(Records)
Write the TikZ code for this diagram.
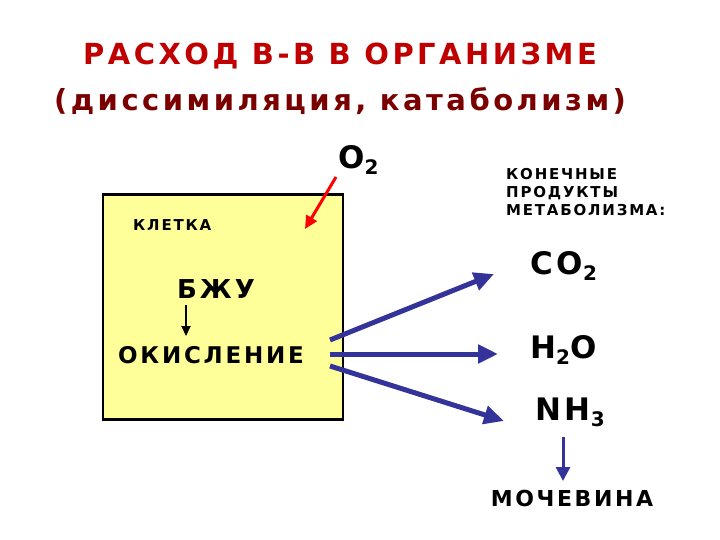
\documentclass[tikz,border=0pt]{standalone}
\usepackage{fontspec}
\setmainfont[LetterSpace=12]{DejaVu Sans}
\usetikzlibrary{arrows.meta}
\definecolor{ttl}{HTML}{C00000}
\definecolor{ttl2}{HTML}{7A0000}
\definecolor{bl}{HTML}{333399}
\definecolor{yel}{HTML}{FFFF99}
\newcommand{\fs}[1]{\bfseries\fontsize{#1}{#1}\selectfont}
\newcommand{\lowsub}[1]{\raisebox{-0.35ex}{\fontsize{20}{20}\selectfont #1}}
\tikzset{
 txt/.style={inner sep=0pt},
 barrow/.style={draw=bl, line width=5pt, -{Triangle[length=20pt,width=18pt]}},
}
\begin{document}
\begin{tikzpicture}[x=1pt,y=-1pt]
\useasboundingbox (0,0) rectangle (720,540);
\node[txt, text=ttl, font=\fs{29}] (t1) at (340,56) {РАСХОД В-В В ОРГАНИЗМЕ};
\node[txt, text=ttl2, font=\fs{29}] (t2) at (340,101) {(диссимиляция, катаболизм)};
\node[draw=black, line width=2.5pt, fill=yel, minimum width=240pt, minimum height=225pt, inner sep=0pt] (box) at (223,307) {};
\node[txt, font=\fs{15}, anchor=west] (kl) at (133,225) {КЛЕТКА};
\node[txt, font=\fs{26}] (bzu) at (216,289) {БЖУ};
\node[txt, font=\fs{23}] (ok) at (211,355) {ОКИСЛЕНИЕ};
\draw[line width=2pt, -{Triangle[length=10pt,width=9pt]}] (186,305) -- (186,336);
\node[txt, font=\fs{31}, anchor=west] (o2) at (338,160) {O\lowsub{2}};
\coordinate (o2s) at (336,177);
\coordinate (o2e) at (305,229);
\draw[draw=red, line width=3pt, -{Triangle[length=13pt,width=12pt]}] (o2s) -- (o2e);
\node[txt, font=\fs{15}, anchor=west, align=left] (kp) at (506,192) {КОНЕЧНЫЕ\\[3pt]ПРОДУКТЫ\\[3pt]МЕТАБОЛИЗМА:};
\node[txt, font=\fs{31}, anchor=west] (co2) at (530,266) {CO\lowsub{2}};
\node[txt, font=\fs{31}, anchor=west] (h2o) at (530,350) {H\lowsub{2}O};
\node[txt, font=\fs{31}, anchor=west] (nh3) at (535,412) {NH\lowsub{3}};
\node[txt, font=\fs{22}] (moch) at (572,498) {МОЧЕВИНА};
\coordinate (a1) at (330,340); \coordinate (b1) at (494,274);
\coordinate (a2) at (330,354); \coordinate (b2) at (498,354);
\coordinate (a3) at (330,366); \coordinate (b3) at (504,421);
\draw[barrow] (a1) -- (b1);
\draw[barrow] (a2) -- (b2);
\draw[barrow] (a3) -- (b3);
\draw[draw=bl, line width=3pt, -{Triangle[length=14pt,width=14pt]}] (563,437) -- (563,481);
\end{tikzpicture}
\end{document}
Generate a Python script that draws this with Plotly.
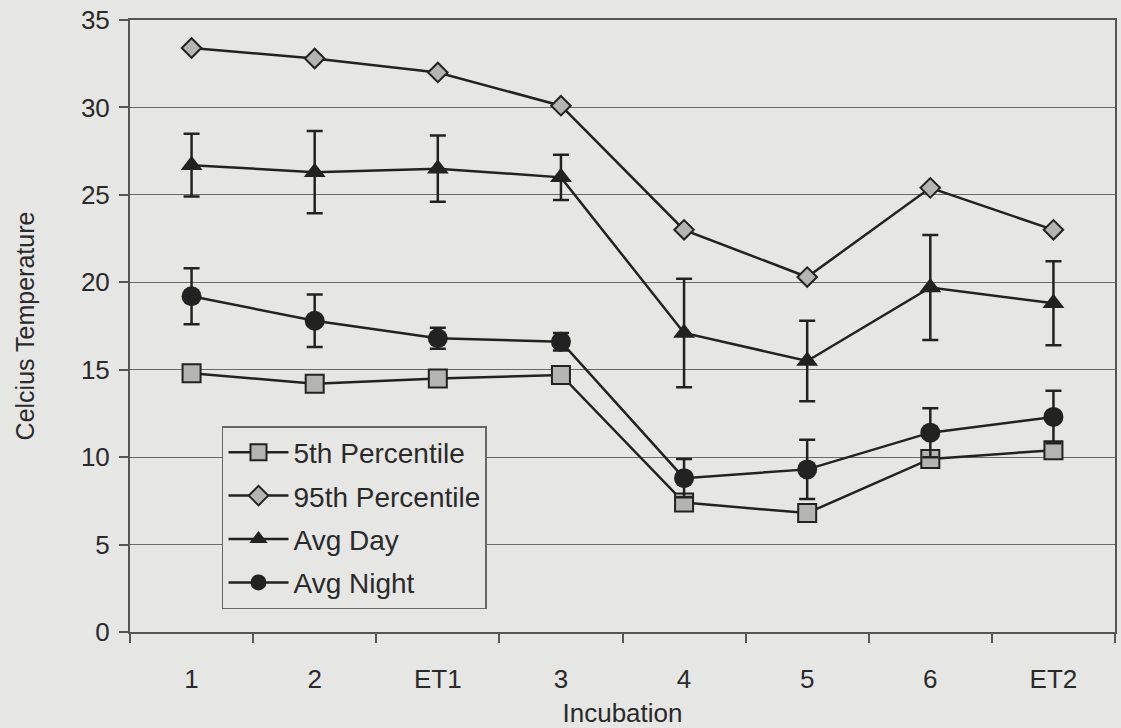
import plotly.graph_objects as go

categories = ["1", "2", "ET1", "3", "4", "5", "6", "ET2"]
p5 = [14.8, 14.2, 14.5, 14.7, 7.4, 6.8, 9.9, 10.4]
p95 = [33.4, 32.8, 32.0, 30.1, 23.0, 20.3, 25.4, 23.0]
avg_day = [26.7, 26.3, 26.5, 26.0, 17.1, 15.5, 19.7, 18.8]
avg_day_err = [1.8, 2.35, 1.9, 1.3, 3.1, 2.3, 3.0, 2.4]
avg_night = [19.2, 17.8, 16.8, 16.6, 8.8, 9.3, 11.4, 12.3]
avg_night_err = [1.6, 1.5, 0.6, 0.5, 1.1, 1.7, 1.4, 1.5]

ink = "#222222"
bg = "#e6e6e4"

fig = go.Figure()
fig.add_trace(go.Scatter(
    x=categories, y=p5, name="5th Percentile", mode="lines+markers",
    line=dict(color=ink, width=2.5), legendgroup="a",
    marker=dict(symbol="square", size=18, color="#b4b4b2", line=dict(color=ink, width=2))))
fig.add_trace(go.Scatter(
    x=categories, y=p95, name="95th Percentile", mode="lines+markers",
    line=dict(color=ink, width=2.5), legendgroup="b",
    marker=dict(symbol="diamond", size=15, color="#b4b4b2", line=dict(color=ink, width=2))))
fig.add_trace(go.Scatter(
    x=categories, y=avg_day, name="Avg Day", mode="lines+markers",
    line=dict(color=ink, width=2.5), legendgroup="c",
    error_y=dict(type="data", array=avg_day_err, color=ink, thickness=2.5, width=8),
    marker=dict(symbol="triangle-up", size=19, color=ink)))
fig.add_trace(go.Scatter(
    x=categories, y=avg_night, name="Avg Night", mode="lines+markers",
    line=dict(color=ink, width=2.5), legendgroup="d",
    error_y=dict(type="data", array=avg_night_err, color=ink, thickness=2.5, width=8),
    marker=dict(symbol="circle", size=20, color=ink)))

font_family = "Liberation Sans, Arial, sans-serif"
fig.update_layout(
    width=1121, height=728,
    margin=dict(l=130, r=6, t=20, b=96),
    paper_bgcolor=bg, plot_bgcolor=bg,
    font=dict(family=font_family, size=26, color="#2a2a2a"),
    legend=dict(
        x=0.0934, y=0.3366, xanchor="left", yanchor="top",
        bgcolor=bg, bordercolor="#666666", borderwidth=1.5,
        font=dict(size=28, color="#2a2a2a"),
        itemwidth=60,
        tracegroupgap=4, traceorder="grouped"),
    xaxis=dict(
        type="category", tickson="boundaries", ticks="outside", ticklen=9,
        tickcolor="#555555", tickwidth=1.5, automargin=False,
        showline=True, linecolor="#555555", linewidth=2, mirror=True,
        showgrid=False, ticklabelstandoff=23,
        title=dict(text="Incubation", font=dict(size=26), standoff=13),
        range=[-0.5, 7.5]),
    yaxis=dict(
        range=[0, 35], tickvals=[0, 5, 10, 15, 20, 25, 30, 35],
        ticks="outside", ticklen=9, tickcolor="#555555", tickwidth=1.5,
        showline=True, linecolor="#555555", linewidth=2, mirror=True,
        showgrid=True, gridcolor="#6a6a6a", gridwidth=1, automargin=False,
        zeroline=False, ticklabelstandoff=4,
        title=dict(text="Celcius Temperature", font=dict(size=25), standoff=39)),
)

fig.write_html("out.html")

Directions: Repeat the data in full and exactly. Omit pictures.

Result for this task:
Write the TikZ code for this diagram.
\documentclass[tikz,border=0pt]{standalone}
\usepackage{fontspec}
\setmainfont[LetterSpace=12]{DejaVu Sans}
\usetikzlibrary{arrows.meta}
\definecolor{ttl}{HTML}{C00000}
\definecolor{ttl2}{HTML}{7A0000}
\definecolor{bl}{HTML}{333399}
\definecolor{yel}{HTML}{FFFF99}
\newcommand{\fs}[1]{\bfseries\fontsize{#1}{#1}\selectfont}
\newcommand{\lowsub}[1]{\raisebox{-0.35ex}{\fontsize{20}{20}\selectfont #1}}
\tikzset{
 txt/.style={inner sep=0pt},
 barrow/.style={draw=bl, line width=5pt, -{Triangle[length=20pt,width=18pt]}},
}
\begin{document}
\begin{tikzpicture}[x=1pt,y=-1pt]
\useasboundingbox (0,0) rectangle (720,540);
\node[txt, text=ttl, font=\fs{29}] (t1) at (340,56) {РАСХОД В-В В ОРГАНИЗМЕ};
\node[txt, text=ttl2, font=\fs{29}] (t2) at (340,101) {(диссимиляция, катаболизм)};
\node[draw=black, line width=2.5pt, fill=yel, minimum width=240pt, minimum height=225pt, inner sep=0pt] (box) at (223,307) {};
\node[txt, font=\fs{15}, anchor=west] (kl) at (133,225) {КЛЕТКА};
\node[txt, font=\fs{26}] (bzu) at (216,289) {БЖУ};
\node[txt, font=\fs{23}] (ok) at (211,355) {ОКИСЛЕНИЕ};
\draw[line width=2pt, -{Triangle[length=10pt,width=9pt]}] (186,305) -- (186,336);
\node[txt, font=\fs{31}, anchor=west] (o2) at (338,160) {O\lowsub{2}};
\coordinate (o2s) at (336,177);
\coordinate (o2e) at (305,229);
\draw[draw=red, line width=3pt, -{Triangle[length=13pt,width=12pt]}] (o2s) -- (o2e);
\node[txt, font=\fs{15}, anchor=west, align=left] (kp) at (506,192) {КОНЕЧНЫЕ\\[3pt]ПРОДУКТЫ\\[3pt]МЕТАБОЛИЗМА:};
\node[txt, font=\fs{31}, anchor=west] (co2) at (530,266) {CO\lowsub{2}};
\node[txt, font=\fs{31}, anchor=west] (h2o) at (530,350) {H\lowsub{2}O};
\node[txt, font=\fs{31}, anchor=west] (nh3) at (535,412) {NH\lowsub{3}};
\node[txt, font=\fs{22}] (moch) at (572,498) {МОЧЕВИНА};
\coordinate (a1) at (330,340); \coordinate (b1) at (494,274);
\coordinate (a2) at (330,354); \coordinate (b2) at (498,354);
\coordinate (a3) at (330,366); \coordinate (b3) at (504,421);
\draw[barrow] (a1) -- (b1);
\draw[barrow] (a2) -- (b2);
\draw[barrow] (a3) -- (b3);
\draw[draw=bl, line width=3pt, -{Triangle[length=14pt,width=14pt]}] (563,437) -- (563,481);
\end{tikzpicture}
\end{document}
Generate a Python script that draws this with Plotly.
import plotly.graph_objects as go

categories = ["1", "2", "ET1", "3", "4", "5", "6", "ET2"]
p5 = [14.8, 14.2, 14.5, 14.7, 7.4, 6.8, 9.9, 10.4]
p95 = [33.4, 32.8, 32.0, 30.1, 23.0, 20.3, 25.4, 23.0]
avg_day = [26.7, 26.3, 26.5, 26.0, 17.1, 15.5, 19.7, 18.8]
avg_day_err = [1.8, 2.35, 1.9, 1.3, 3.1, 2.3, 3.0, 2.4]
avg_night = [19.2, 17.8, 16.8, 16.6, 8.8, 9.3, 11.4, 12.3]
avg_night_err = [1.6, 1.5, 0.6, 0.5, 1.1, 1.7, 1.4, 1.5]

ink = "#222222"
bg = "#e6e6e4"

fig = go.Figure()
fig.add_trace(go.Scatter(
    x=categories, y=p5, name="5th Percentile", mode="lines+markers",
    line=dict(color=ink, width=2.5), legendgroup="a",
    marker=dict(symbol="square", size=18, color="#b4b4b2", line=dict(color=ink, width=2))))
fig.add_trace(go.Scatter(
    x=categories, y=p95, name="95th Percentile", mode="lines+markers",
    line=dict(color=ink, width=2.5), legendgroup="b",
    marker=dict(symbol="diamond", size=15, color="#b4b4b2", line=dict(color=ink, width=2))))
fig.add_trace(go.Scatter(
    x=categories, y=avg_day, name="Avg Day", mode="lines+markers",
    line=dict(color=ink, width=2.5), legendgroup="c",
    error_y=dict(type="data", array=avg_day_err, color=ink, thickness=2.5, width=8),
    marker=dict(symbol="triangle-up", size=19, color=ink)))
fig.add_trace(go.Scatter(
    x=categories, y=avg_night, name="Avg Night", mode="lines+markers",
    line=dict(color=ink, width=2.5), legendgroup="d",
    error_y=dict(type="data", array=avg_night_err, color=ink, thickness=2.5, width=8),
    marker=dict(symbol="circle", size=20, color=ink)))

font_family = "Liberation Sans, Arial, sans-serif"
fig.update_layout(
    width=1121, height=728,
    margin=dict(l=130, r=6, t=20, b=96),
    paper_bgcolor=bg, plot_bgcolor=bg,
    font=dict(family=font_family, size=26, color="#2a2a2a"),
    legend=dict(
        x=0.0934, y=0.3366, xanchor="left", yanchor="top",
        bgcolor=bg, bordercolor="#666666", borderwidth=1.5,
        font=dict(size=28, color="#2a2a2a"),
        itemwidth=60,
        tracegroupgap=4, traceorder="grouped"),
    xaxis=dict(
        type="category", tickson="boundaries", ticks="outside", ticklen=9,
        tickcolor="#555555", tickwidth=1.5, automargin=False,
        showline=True, linecolor="#555555", linewidth=2, mirror=True,
        showgrid=False, ticklabelstandoff=23,
        title=dict(text="Incubation", font=dict(size=26), standoff=13),
        range=[-0.5, 7.5]),
    yaxis=dict(
        range=[0, 35], tickvals=[0, 5, 10, 15, 20, 25, 30, 35],
        ticks="outside", ticklen=9, tickcolor="#555555", tickwidth=1.5,
        showline=True, linecolor="#555555", linewidth=2, mirror=True,
        showgrid=True, gridcolor="#6a6a6a", gridwidth=1, automargin=False,
        zeroline=False, ticklabelstandoff=4,
        title=dict(text="Celcius Temperature", font=dict(size=25), standoff=39)),
)

fig.write_html("out.html")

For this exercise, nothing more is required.